How governance, integrity, risk, and evaluation fit together
These four words get used interchangeably, and they should not be. The relationship is a stack:
Governance — who decides, and what evidence proves enforcement
Risk — which failures are worth money to prevent
Integrity — the engineering property: system behaves as specified,
within bounds, observably, under adverse conditions
Evaluation — the measurement machinery that tests the property
Integrity is the property you are actually trying to achieve; I define it carefully in the AI integrity engineering framework, and the formal version, a reference model connecting the layers for enterprise use, is in the AI Integrity Reference Model whitepaper. Risk analysis decides where integrity investment goes first. Evaluation measures whether you are getting it. Governance wraps the whole thing in decision rights and evidence so the answers survive personnel changes, audits, and incidents.
The practical consequence: you cannot buy governance as a product, because three of the four layers are engineering work on your own systems. Vendors sell useful components, gateways, eval harnesses, logging. The decision rights and the accountability are yours.
One more relationship worth naming. Governance is also the thing that makes AI adoption scale beyond pilots. Most enterprise AI initiatives stall not on model quality but on unanswered questions: whose data, whose risk, whose budget, whose accountability. A governance structure that answers those questions once, in writing, is what separates organizations that ship from organizations that demo. That argument is developed in the enterprise AI adoption framework.
Where governance programs fail
The failure modes are consistent enough to list.
Committee theater. A governance board that reviews slide decks monthly but owns no gateway, no CI gate, and no budget. Engineers learn the board approves whatever is presented confidently, and route around it.
Policy without enforcement points. A rule that exists only in a document is a suggestion. Every real rule needs a place in the request path or the delivery pipeline where it can say no.
Inventory decay. The registry was accurate at launch. Eighteen months later, half the AI in the building entered through SaaS features nobody classified as AI. Inventory is an ongoing operational process, not a one-time census.
Evidence archaeology. Compliance evidence assembled quarterly by hand. Within a year the assembly costs more than the controls, and leadership starts asking why governance is so expensive. Evidence must be a byproduct of normal operation or it will be cut.
Severity inversion. Heavy process applied uniformly, so an internal document summarizer faces the same review as a customer-facing decision system. Uniform friction teaches teams that the process is unserious. Tiering by impact is not a concession; it is the design.
Where to go deeper
The cluster this page anchors, organized as reading paths.
If you are standing up a governance program:
- AI governance engineers won’t route around — the artifact set in implementation detail: policy-as-code, model cards, audit trails, NIST AI RMF functions mapped to engineering work.
- AI risk management for engineers, not auditors — how to decide which controls matter first, without drowning in risk-register ceremony.
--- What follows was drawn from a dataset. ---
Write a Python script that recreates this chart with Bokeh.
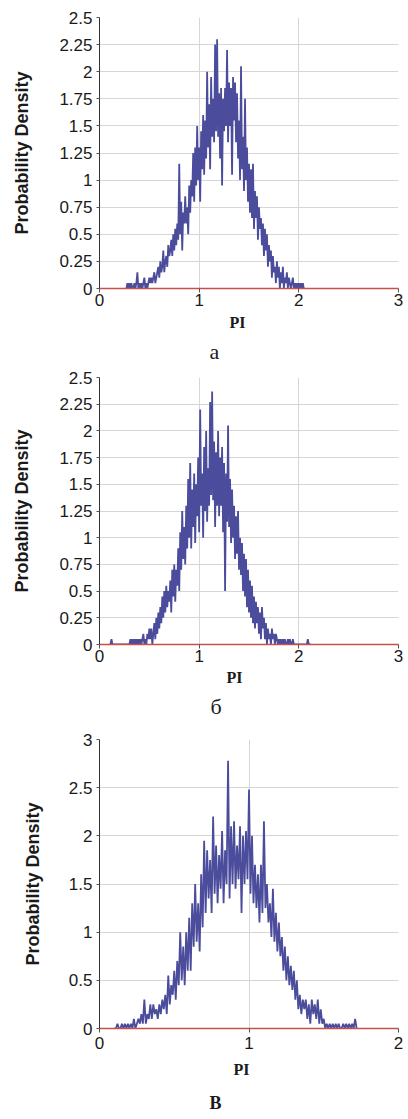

- An enterprise AI adoption framework that survives contact — where governance sits inside the broader adoption problem.
If you are building or operating the systems being governed:
- What is AI integrity? An engineering framework — the property governance exists to protect, defined precisely.
- Evaluating AI systems in production — the measurement layer: eval gates, golden sets, drift detection.
If you need the formal treatment:
- The AI Integrity Reference Model whitepaper — the layered model connecting integrity, evaluation, and governance, written for architecture review and audit contexts.
The longer view
Every technology that matters eventually acquires a governance discipline. Finance got double-entry bookkeeping and audit. Aviation got airworthiness directives. Software got change management, and then, when documents proved too slow, CI/CD, which is change governance expressed as engineering.
AI is partway through the same transition, and the organizations getting it right are not the ones with the longest principle documents. They are the ones treating AI as infrastructure: inventoried, gated, logged, owned. Frameworks and statutes will keep changing; the EU AI Act will be amended, NIST will publish new profiles. The underlying requirement, decision rights plus evidence, will not. Build for that, and the frameworks become a mapping exercise instead of a crisis.
Frequently asked questions
- What is AI governance?
- AI governance is the system of decision rights and evidence that keeps an organization's use of AI inside boundaries it has deliberately chosen. Decision rights answer who may approve a model, a data source, or a use case. Evidence proves the answers are being enforced: registries, eval results, audit logs. If you cannot produce the evidence, you have policy, not governance. The two are routinely confused and are not the same thing.
- What is the difference between AI governance and AI risk management?
- Risk management identifies what can go wrong and decides which failures you will spend money to prevent. Governance is the structure that makes those decisions stick: who decides, what evidence proves compliance, what happens when a control fails. Risk management produces the priorities; governance produces the enforcement. You can do risk assessment without governance, but the findings just accumulate in a spreadsheet nobody is accountable for.
- Is AI governance required by law?
- Increasingly, yes, depending on where and what you deploy. The EU AI Act entered into force in August 2024 and phases in obligations through 2026 and 2027, with the heaviest requirements on high-risk systems. In the US there is no equivalent horizontal statute; the NIST AI RMF is voluntary but has become the de facto vocabulary. Sector regulators in finance and healthcare already expect model governance regardless.
- Who should own AI governance in an organization?
- Split policy from enforcement. A cross-functional group, legal, security, engineering leadership, should own what the rules are. Engineering must own how the rules are enforced, because real controls live in gateways, pipelines, and CI, not in documents. The common failure is a committee that owns everything and can enforce nothing. Give the committee the pen and give engineering the enforcement budget.
- What does an AI governance framework actually include?
- At minimum: an inventory of AI systems in use, an approved-model registry with data-classification rules, documented intended use per system, evaluation gates that run before and after deployment, audit logging of AI-mediated decisions, an incident path for AI failures, and a named owner for every system. Frameworks like the NIST AI RMF organize these into functions, but the artifacts are what auditors and engineers can actually verify.